In your copy, repeat the records exactly and leave out the pictures.
---------- Source data ----------
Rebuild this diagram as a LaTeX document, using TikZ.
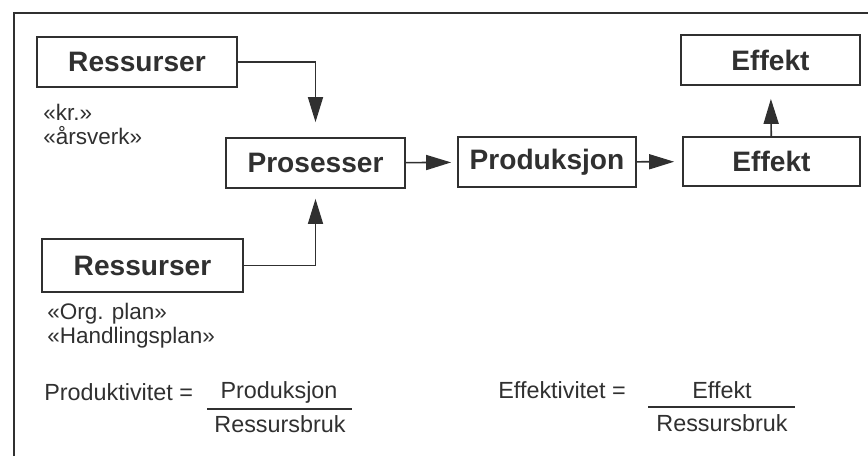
\documentclass[tikz,border=0pt]{standalone}
\usepackage{fontspec}
\setmainfont{Liberation Sans}
\usetikzlibrary{arrows.meta}
\definecolor{ink}{HTML}{303030}

\begin{document}
\begin{tikzpicture}[x=0.02cm, y=-0.02cm,
    box/.style={draw=ink, line width=1pt, rectangle, minimum height=1cm, inner sep=0pt,
        text=ink, font=\fontsize{16}{19}\selectfont\bfseries},
    arrow/.style={draw=ink, line width=0.9pt, -{Triangle[length=0.5cm, width=0.3cm]}},
    note/.style={text=ink, align=left, inner sep=0pt, font=\fontsize{12.8}{13.6}\selectfont},
    formula/.style={text=ink, inner sep=0pt, font=\fontsize{13.3}{15}\selectfont}
]
\useasboundingbox (0,0) rectangle (868,456);
% frame
\draw[ink, line width=1pt] (14,456) -- (14,13) -- (868,13);

% boxes
\node[box, minimum width=4cm] (res1) at (137,62) {Ressurser};
\node[box, minimum width=3.58cm] (pros) at (315.5,163) {Prosesser};
\node[box, minimum width=3.56cm] (prod) at (547,162) {Produksjon};
\node[box, minimum width=3.54cm, minimum height=0.98cm] (eff1) at (771.5,161.5) {Effekt};
\node[box, minimum width=3.58cm] (eff2) at (770.5,60) {Effekt};
\node[box, minimum width=4.02cm, minimum height=1.06cm] (res2) at (142.5,265.5) {Ressurser};

% notes
\node[note, anchor=north west] (unit1) at (43,104) {«kr.»\\«årsverk»};
\node[note, anchor=north west] (unit2) at (47,303) {«Org. plan»\\«Handlingsplan»};

% arrows
\draw[arrow, shorten >=0.3cm] (res1.east) -| (pros.north);
\draw[arrow, shorten >=0.2cm] (res2.east) -| (pros.south);
\draw[arrow, shorten >=0.12cm] (pros) -- (prod);
\draw[arrow, shorten >=0.16cm] (prod) -- (eff1);
\draw[arrow, shorten >=0.26cm] (eff1) -- (eff2);

% formulas
\node[formula, anchor=west] (prodlabel) at (44,392) {Produktivitet =};
\node[formula] (prodnum) at (279,392) {Produksjon};
\node[formula] (prodden) at (280,424) {Ressursbruk};
\draw[ink, line width=1pt] (207,409) -- (352,409);

\node[formula, anchor=west] (efflabel) at (498,390) {Effektivitet =};
\node[formula] (effnum) at (722,390) {Effekt};
\node[formula] (effden) at (722,423) {Ressursbruk};
\draw[ink, line width=1pt] (648,407) -- (795,407);
\end{tikzpicture}
\end{document}
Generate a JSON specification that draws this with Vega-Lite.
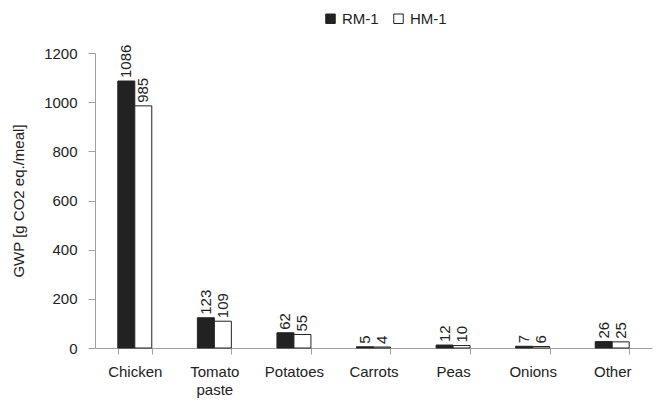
{
  "$schema": "https://vega.github.io/schema/vega-lite/v6.json",
  "width": 557,
  "height": 295,
  "autosize": {"type": "none"},
  "padding": {"left": 95, "top": 53, "right": 18, "bottom": 53},
  "background": "white",
  "config": {
    "view": {"stroke": null},
    "font": "Liberation Sans",
    "axis": {"grid": false, "domainColor": "#a0a0a0", "tickColor": "#a0a0a0", "labelColor": "#222222", "titleColor": "#222222", "labelFontSize": 15, "titleFontSize": 15, "titleFontWeight": "normal", "labelFont": "Liberation Sans", "titleFont": "Liberation Sans"}
  },
  "data": {
    "values": [
      {"item": "Chicken", "meal": "RM-1", "gwp": 1086},
      {"item": "Chicken", "meal": "HM-1", "gwp": 985},
      {"item": "Tomato paste", "meal": "RM-1", "gwp": 123},
      {"item": "Tomato paste", "meal": "HM-1", "gwp": 109},
      {"item": "Potatoes", "meal": "RM-1", "gwp": 62},
      {"item": "Potatoes", "meal": "HM-1", "gwp": 55},
      {"item": "Carrots", "meal": "RM-1", "gwp": 5},
      {"item": "Carrots", "meal": "HM-1", "gwp": 4},
      {"item": "Peas", "meal": "RM-1", "gwp": 12},
      {"item": "Peas", "meal": "HM-1", "gwp": 10},
      {"item": "Onions", "meal": "RM-1", "gwp": 7},
      {"item": "Onions", "meal": "HM-1", "gwp": 6},
      {"item": "Other", "meal": "RM-1", "gwp": 26},
      {"item": "Other", "meal": "HM-1", "gwp": 25}
    ]
  },
  "encoding": {
    "x": {
      "field": "item",
      "type": "nominal",
      "sort": null,
      "scale": {"paddingInner": 0.573, "paddingOuter": 0.2865},
      "axis": {"title": null, "labelAngle": 0, "labelExpr": "split(datum.label, ' ')", "tickBand": "extent", "tickSize": 6, "labelPadding": 10, "labelLineHeight": 18}
    },
    "xOffset": {"field": "meal", "type": "nominal", "sort": ["RM-1", "HM-1"]},
    "y": {
      "field": "gwp",
      "type": "quantitative",
      "scale": {"domain": [0, 1200], "nice": false},
      "axis": {"title": "GWP [g CO2 eq./meal]", "format": "d", "values": [0, 200, 400, 600, 800, 1000, 1200], "tickSize": 7, "labelPadding": 11, "titlePadding": 17}
    }
  },
  "layer": [
    {
      "mark": {"type": "bar", "stroke": "#222222", "strokeWidth": 1},
      "encoding": {
        "fill": {
          "field": "meal",
          "type": "nominal",
          "sort": ["RM-1", "HM-1"],
          "scale": {"domain": ["RM-1", "HM-1"], "range": ["#222222", "#ffffff"]},
          "legend": {
            "title": null,
            "orient": "none",
            "direction": "horizontal",
            "legendX": 228,
            "legendY": -42,
            "symbolType": "square",
            "symbolSize": 90,
            "symbolStrokeColor": "#222222",
            "symbolStrokeWidth": 1,
            "labelFont": "Liberation Sans",
            "labelFontSize": 15,
            "labelColor": "#222222",
            "columnPadding": 12
          }
        }
      }
    },
    {
      "mark": {"type": "text", "angle": 270, "align": "left", "baseline": "middle", "dx": 3, "fontSize": 15, "font": "Liberation Sans", "color": "#222222"},
      "encoding": {"text": {"field": "gwp", "type": "quantitative"}}
    }
  ]
}
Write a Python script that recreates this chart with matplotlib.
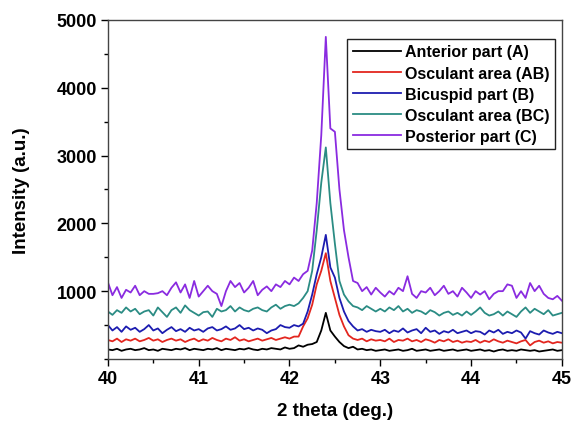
----------
* _Answer to this exercise_
Rebuild this diagram as a LaTeX document, using TikZ.
\documentclass[tikz,border=0pt]{standalone}
\usepackage{fontspec}
\setmainfont{Liberation Sans}
\usetikzlibrary{arrows.meta}
\definecolor{ink}{HTML}{303030}

\begin{document}
\begin{tikzpicture}[x=0.02cm, y=-0.02cm,
    box/.style={draw=ink, line width=1pt, rectangle, minimum height=1cm, inner sep=0pt,
        text=ink, font=\fontsize{16}{19}\selectfont\bfseries},
    arrow/.style={draw=ink, line width=0.9pt, -{Triangle[length=0.5cm, width=0.3cm]}},
    note/.style={text=ink, align=left, inner sep=0pt, font=\fontsize{12.8}{13.6}\selectfont},
    formula/.style={text=ink, inner sep=0pt, font=\fontsize{13.3}{15}\selectfont}
]
\useasboundingbox (0,0) rectangle (868,456);
% frame
\draw[ink, line width=1pt] (14,456) -- (14,13) -- (868,13);

% boxes
\node[box, minimum width=4cm] (res1) at (137,62) {Ressurser};
\node[box, minimum width=3.58cm] (pros) at (315.5,163) {Prosesser};
\node[box, minimum width=3.56cm] (prod) at (547,162) {Produksjon};
\node[box, minimum width=3.54cm, minimum height=0.98cm] (eff1) at (771.5,161.5) {Effekt};
\node[box, minimum width=3.58cm] (eff2) at (770.5,60) {Effekt};
\node[box, minimum width=4.02cm, minimum height=1.06cm] (res2) at (142.5,265.5) {Ressurser};

% notes
\node[note, anchor=north west] (unit1) at (43,104) {«kr.»\\«årsverk»};
\node[note, anchor=north west] (unit2) at (47,303) {«Org. plan»\\«Handlingsplan»};

% arrows
\draw[arrow, shorten >=0.3cm] (res1.east) -| (pros.north);
\draw[arrow, shorten >=0.2cm] (res2.east) -| (pros.south);
\draw[arrow, shorten >=0.12cm] (pros) -- (prod);
\draw[arrow, shorten >=0.16cm] (prod) -- (eff1);
\draw[arrow, shorten >=0.26cm] (eff1) -- (eff2);

% formulas
\node[formula, anchor=west] (prodlabel) at (44,392) {Produktivitet =};
\node[formula] (prodnum) at (279,392) {Produksjon};
\node[formula] (prodden) at (280,424) {Ressursbruk};
\draw[ink, line width=1pt] (207,409) -- (352,409);

\node[formula, anchor=west] (efflabel) at (498,390) {Effektivitet =};
\node[formula] (effnum) at (722,390) {Effekt};
\node[formula] (effden) at (722,423) {Ressursbruk};
\draw[ink, line width=1pt] (648,407) -- (795,407);
\end{tikzpicture}
\end{document}
Generate a JSON specification that draws this with Vega-Lite.
{
  "$schema": "https://vega.github.io/schema/vega-lite/v6.json",
  "width": 557,
  "height": 295,
  "autosize": {"type": "none"},
  "padding": {"left": 95, "top": 53, "right": 18, "bottom": 53},
  "background": "white",
  "config": {
    "view": {"stroke": null},
    "font": "Liberation Sans",
    "axis": {"grid": false, "domainColor": "#a0a0a0", "tickColor": "#a0a0a0", "labelColor": "#222222", "titleColor": "#222222", "labelFontSize": 15, "titleFontSize": 15, "titleFontWeight": "normal", "labelFont": "Liberation Sans", "titleFont": "Liberation Sans"}
  },
  "data": {
    "values": [
      {"item": "Chicken", "meal": "RM-1", "gwp": 1086},
      {"item": "Chicken", "meal": "HM-1", "gwp": 985},
      {"item": "Tomato paste", "meal": "RM-1", "gwp": 123},
      {"item": "Tomato paste", "meal": "HM-1", "gwp": 109},
      {"item": "Potatoes", "meal": "RM-1", "gwp": 62},
      {"item": "Potatoes", "meal": "HM-1", "gwp": 55},
      {"item": "Carrots", "meal": "RM-1", "gwp": 5},
      {"item": "Carrots", "meal": "HM-1", "gwp": 4},
      {"item": "Peas", "meal": "RM-1", "gwp": 12},
      {"item": "Peas", "meal": "HM-1", "gwp": 10},
      {"item": "Onions", "meal": "RM-1", "gwp": 7},
      {"item": "Onions", "meal": "HM-1", "gwp": 6},
      {"item": "Other", "meal": "RM-1", "gwp": 26},
      {"item": "Other", "meal": "HM-1", "gwp": 25}
    ]
  },
  "encoding": {
    "x": {
      "field": "item",
      "type": "nominal",
      "sort": null,
      "scale": {"paddingInner": 0.573, "paddingOuter": 0.2865},
      "axis": {"title": null, "labelAngle": 0, "labelExpr": "split(datum.label, ' ')", "tickBand": "extent", "tickSize": 6, "labelPadding": 10, "labelLineHeight": 18}
    },
    "xOffset": {"field": "meal", "type": "nominal", "sort": ["RM-1", "HM-1"]},
    "y": {
      "field": "gwp",
      "type": "quantitative",
      "scale": {"domain": [0, 1200], "nice": false},
      "axis": {"title": "GWP [g CO2 eq./meal]", "format": "d", "values": [0, 200, 400, 600, 800, 1000, 1200], "tickSize": 7, "labelPadding": 11, "titlePadding": 17}
    }
  },
  "layer": [
    {
      "mark": {"type": "bar", "stroke": "#222222", "strokeWidth": 1},
      "encoding": {
        "fill": {
          "field": "meal",
          "type": "nominal",
          "sort": ["RM-1", "HM-1"],
          "scale": {"domain": ["RM-1", "HM-1"], "range": ["#222222", "#ffffff"]},
          "legend": {
            "title": null,
            "orient": "none",
            "direction": "horizontal",
            "legendX": 228,
            "legendY": -42,
            "symbolType": "square",
            "symbolSize": 90,
            "symbolStrokeColor": "#222222",
            "symbolStrokeWidth": 1,
            "labelFont": "Liberation Sans",
            "labelFontSize": 15,
            "labelColor": "#222222",
            "columnPadding": 12
          }
        }
      }
    },
    {
      "mark": {"type": "text", "angle": 270, "align": "left", "baseline": "middle", "dx": 3, "fontSize": 15, "font": "Liberation Sans", "color": "#222222"},
      "encoding": {"text": {"field": "gwp", "type": "quantitative"}}
    }
  ]
}
Write a Python script that recreates this chart with matplotlib.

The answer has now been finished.